Реанимацию я сравниваю с чистилищем. Получилось – горькое предвосхищение грядущих событий. Эти стихи оказались опубликованы на одной из последних страниц моего нового трехтомника.
– А литературный процесс XXI века как вы оцениваете?
– Я очень радуюсь, когда встречаю замечательные стихи своих современников. Они рассеяны повсюду. То прочитаю чудесное стихотворение Марии Ватутиной, то Марины Кудимовой, то Светланы Кековой. Вот вышла превосходная подборка у Тимура Кибирова в девятом номере журнала «Знамя». Как хорошо, когда в наше трудное во всех отношениях время всё-таки – то здесь, то там – рождаются замечательные стихи! У Блока есть знаменитые строчки: «Так жили поэты, и каждый встречал другого надменной улыбкой». Во мне этого нет. Я доброжелательно отношусь к творчеству своих современников, как сверстников, так и более молодых поэтов.
В стихах должно биться живое сердце. А что без этого? Просто текст, утекающий между пальцами. У молодых поэтов такое «сердцебиение» порой отсутствует сегодня. Возможно, потому что они люди уже не книжной, а сетевой культуры.
– А что входит в круг вашего чтения?
– Есть замечательная «Литературная коллекция» у Александра Солженицына: он в течение многих лет читал книги и делал свои небольшие замечания к ним, чрезвычайно меткие и интересные. Некоторые из них были опубликованы в журнале «Новый мир». А некоторые еще до сих пор не увидели типографии. Я нахожу эти солженицынские эссе и пользуюсь ими как путеводителем для чтения...

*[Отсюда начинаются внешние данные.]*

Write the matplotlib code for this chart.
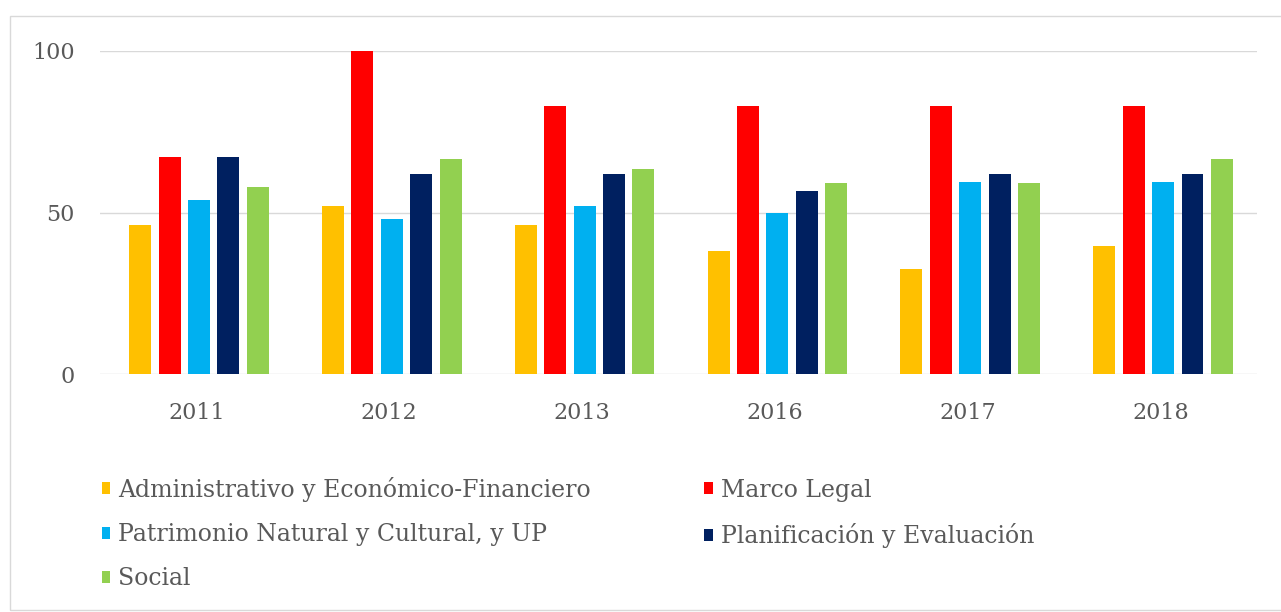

– Кстати, насколько известно, Александр Исаевич высоко ценил и вашу лирику. Он писал: «Поэзия Юрия Кублановского – отличается верностью традициям русского стихосложения, ненавязчиво, с большим чувством меры обновлённой метафоричностью – никогда не эксцентричной, всегда оправданной по сущности; и естественной упругости стиха, часто просящегося к перечитыванию и запоминанию». А также отмечал, что ценность вашей поэзии в том, что она сохраняет живую полноту русского языка в то время, когда русская литература «понесла потери в русскости языка». Неотъемлемыми качествами вашей лирики он называл «глубинную сроднённость с историей и религиозную насыщенность чувства».
– Спасибо, что вспомнили. Очень приятно...
Сейчас, в декабре, я перечитываю рассказы Антона Павловича Чехова, отмеченные, как наиболее сильные, Александром Исаевичем. И Солженицын открывает мне в Чехове много нового. Прежде он казался мне певцом уходящего «Вишнёвого сада» и «Трёх сестер». А оказалось, что как раз описываемое Чеховым дворянство наиболее банально. Другие сословия у него получаются ярче. Я сейчас читаю и вижу, что в этом есть очень большой смысл и правда.
Продолжаю читать что-то историческое. Прочитал недавно три тома дневников Льва Тихомирова. Сейчас перечитываю Георгия Флоровского «Пути русского богословия» – глубочайшее исследование, написанное русским клириком-мыслителем на чужбине. Мне уже 73 года. Из них лет 65 я ни одного дня не провёл без книги…
– А творческие вечера удается проводить?
– В середине декабря был творческий вечер прямо в интерьерах музея Поленова. Приехала группа экскурсантов, которые узнали, что я здесь живу, и попросили почитать стихи. Мы сели в экспозиционном зале. И они меня слушали больше часа. Стихи из нового трехтомника.
– В лесу, наверное, настоящая новогодняя атмосфера…
– Да, у меня приклеена кормушка к стеклу. И все время прилетает дятел, суетятся синицы. Я каждые два-три дня килограммами закупаю для них семечки, слава Богу, аппетит у них хороший…
– Как вы будете встречать Новый год и Рождество?
– У меня 8 внуков. Они все приедут сюда в Поленово. Пойдем в церковь в Бёхове, построенную ещё художником. Ну, а потом – за стол.
Пользуясь опять-таки случаем, хочу всем пожелать мужества и надежды.